>> begin

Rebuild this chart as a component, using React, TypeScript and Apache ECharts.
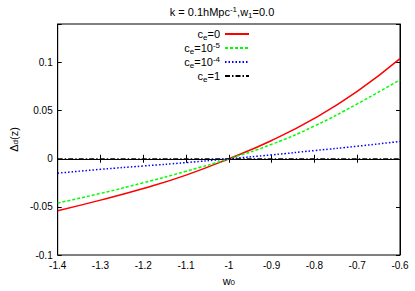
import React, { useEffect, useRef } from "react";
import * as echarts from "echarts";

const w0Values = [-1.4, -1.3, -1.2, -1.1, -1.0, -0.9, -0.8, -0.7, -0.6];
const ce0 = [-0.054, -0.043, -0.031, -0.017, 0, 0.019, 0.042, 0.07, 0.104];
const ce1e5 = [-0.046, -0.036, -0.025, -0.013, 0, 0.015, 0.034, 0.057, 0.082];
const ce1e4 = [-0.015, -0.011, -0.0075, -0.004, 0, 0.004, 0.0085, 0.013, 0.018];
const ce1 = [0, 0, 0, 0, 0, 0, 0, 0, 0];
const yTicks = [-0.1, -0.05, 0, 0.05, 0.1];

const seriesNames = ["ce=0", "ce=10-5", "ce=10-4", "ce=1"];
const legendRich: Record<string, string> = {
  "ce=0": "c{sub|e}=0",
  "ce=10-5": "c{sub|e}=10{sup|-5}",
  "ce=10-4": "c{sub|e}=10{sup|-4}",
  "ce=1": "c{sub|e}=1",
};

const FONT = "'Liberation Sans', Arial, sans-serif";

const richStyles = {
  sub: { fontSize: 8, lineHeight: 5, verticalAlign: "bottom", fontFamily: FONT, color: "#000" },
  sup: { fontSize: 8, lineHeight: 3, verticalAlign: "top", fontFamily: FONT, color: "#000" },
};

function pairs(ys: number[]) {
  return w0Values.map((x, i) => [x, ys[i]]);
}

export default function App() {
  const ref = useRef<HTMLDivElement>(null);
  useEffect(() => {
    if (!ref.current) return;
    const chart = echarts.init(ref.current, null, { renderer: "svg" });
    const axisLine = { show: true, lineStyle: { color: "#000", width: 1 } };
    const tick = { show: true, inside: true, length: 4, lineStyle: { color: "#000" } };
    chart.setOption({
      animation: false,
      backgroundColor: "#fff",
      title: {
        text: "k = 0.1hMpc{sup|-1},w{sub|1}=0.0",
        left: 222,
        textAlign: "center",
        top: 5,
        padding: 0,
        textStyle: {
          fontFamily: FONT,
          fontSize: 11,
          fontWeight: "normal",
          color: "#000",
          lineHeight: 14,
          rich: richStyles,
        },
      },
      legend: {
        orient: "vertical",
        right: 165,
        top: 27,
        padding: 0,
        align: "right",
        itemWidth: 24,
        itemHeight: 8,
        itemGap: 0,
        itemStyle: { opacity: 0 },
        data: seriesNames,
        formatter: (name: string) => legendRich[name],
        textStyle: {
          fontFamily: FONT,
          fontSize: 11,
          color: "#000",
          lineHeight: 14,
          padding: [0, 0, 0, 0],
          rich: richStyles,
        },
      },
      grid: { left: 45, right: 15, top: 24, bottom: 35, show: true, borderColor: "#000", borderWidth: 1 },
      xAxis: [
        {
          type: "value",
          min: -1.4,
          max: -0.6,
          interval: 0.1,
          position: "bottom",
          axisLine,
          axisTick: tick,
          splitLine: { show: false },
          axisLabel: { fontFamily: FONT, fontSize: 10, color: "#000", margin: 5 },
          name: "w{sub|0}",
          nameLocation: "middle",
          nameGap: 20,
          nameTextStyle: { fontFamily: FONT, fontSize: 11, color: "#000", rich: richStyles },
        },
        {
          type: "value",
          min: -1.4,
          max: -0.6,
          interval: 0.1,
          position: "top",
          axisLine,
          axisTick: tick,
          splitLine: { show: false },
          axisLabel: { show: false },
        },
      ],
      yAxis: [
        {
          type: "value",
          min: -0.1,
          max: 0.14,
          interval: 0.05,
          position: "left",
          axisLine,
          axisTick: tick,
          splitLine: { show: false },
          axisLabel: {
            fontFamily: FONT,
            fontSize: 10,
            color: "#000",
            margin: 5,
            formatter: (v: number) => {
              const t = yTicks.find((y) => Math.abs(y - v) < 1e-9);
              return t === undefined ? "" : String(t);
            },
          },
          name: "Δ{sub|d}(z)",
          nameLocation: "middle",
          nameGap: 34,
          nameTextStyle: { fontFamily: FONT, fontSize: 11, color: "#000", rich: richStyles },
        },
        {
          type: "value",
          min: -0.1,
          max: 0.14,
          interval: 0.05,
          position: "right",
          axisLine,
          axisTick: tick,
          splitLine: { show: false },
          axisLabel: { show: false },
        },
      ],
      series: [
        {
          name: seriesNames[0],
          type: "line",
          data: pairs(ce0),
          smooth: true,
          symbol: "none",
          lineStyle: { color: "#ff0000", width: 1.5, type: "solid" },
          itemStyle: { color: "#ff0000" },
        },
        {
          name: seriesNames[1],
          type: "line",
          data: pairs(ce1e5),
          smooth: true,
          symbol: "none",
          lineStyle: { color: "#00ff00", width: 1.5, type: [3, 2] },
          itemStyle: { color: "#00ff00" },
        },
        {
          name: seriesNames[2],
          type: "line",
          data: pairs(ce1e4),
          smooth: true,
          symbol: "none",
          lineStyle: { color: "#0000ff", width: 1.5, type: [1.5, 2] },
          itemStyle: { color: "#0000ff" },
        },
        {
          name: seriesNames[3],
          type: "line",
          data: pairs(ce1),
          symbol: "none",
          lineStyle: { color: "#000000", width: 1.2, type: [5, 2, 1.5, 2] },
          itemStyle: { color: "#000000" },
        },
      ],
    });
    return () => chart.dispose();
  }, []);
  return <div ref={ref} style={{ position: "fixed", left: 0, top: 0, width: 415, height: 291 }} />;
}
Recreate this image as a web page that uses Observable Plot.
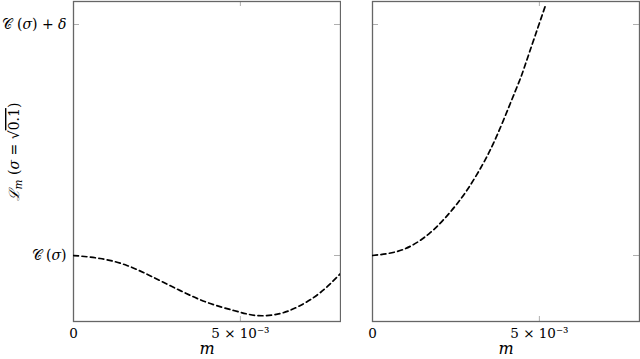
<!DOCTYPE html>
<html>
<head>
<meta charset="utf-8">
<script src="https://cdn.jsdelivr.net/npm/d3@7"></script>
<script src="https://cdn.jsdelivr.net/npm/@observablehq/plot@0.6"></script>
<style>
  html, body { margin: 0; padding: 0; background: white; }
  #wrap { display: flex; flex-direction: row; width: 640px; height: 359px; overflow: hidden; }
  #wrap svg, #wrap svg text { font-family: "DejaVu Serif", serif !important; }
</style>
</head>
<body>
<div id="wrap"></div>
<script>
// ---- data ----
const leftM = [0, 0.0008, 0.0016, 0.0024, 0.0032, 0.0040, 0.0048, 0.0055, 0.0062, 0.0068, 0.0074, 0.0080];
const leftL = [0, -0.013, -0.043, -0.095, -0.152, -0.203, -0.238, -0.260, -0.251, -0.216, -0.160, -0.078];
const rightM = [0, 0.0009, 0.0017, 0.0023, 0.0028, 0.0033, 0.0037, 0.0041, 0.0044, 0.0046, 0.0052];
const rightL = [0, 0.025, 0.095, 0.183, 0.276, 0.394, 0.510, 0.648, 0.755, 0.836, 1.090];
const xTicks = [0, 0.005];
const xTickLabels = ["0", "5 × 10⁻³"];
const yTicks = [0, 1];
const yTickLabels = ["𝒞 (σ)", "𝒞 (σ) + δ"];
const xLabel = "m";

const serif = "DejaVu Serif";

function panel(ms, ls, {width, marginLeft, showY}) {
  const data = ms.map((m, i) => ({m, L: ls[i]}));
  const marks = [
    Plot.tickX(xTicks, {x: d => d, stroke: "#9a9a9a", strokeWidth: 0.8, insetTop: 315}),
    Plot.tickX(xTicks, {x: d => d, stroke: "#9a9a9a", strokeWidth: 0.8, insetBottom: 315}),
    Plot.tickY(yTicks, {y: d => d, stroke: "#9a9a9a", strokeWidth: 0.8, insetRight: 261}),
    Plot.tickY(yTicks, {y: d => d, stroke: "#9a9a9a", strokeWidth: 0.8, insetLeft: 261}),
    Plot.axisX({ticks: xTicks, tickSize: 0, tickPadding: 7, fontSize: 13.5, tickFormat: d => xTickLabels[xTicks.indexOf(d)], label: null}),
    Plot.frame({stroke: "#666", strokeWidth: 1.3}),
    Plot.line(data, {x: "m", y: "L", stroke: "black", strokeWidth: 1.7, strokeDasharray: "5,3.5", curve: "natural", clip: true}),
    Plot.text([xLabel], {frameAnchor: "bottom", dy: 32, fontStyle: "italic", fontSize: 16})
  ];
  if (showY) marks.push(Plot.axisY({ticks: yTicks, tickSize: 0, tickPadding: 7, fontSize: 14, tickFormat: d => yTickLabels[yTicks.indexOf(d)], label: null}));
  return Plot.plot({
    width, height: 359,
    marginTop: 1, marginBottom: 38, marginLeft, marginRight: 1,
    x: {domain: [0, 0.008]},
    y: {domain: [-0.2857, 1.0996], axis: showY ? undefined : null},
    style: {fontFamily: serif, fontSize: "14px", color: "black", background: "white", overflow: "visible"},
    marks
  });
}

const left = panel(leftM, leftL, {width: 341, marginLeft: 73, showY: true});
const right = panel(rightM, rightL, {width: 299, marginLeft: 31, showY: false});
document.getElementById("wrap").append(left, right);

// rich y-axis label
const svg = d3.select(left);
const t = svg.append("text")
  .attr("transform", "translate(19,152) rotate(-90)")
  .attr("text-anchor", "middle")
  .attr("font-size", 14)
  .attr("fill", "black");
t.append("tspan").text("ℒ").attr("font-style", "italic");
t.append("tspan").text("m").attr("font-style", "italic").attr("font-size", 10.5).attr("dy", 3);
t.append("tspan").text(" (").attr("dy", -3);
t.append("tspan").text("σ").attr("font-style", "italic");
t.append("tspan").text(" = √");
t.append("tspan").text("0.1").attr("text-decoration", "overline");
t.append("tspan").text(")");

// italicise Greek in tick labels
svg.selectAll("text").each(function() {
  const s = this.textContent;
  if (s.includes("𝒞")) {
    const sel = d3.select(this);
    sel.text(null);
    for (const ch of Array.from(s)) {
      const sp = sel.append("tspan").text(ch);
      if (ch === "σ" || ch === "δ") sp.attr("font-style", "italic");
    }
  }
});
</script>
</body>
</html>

>> end

EXERCISE DETAILS –
Without the pictures, please reproduce each line of the listing above exactly, from the first one through the line bearing "const yTicks = [-0.1, -0.05, 0, 0.05, 0.1];".

EXERCISE OUTPUT –
Rebuild this chart as a component, using React, TypeScript and Apache ECharts.
import React, { useEffect, useRef } from "react";
import * as echarts from "echarts";

const w0Values = [-1.4, -1.3, -1.2, -1.1, -1.0, -0.9, -0.8, -0.7, -0.6];
const ce0 = [-0.054, -0.043, -0.031, -0.017, 0, 0.019, 0.042, 0.07, 0.104];
const ce1e5 = [-0.046, -0.036, -0.025, -0.013, 0, 0.015, 0.034, 0.057, 0.082];
const ce1e4 = [-0.015, -0.011, -0.0075, -0.004, 0, 0.004, 0.0085, 0.013, 0.018];
const ce1 = [0, 0, 0, 0, 0, 0, 0, 0, 0];
const yTicks = [-0.1, -0.05, 0, 0.05, 0.1];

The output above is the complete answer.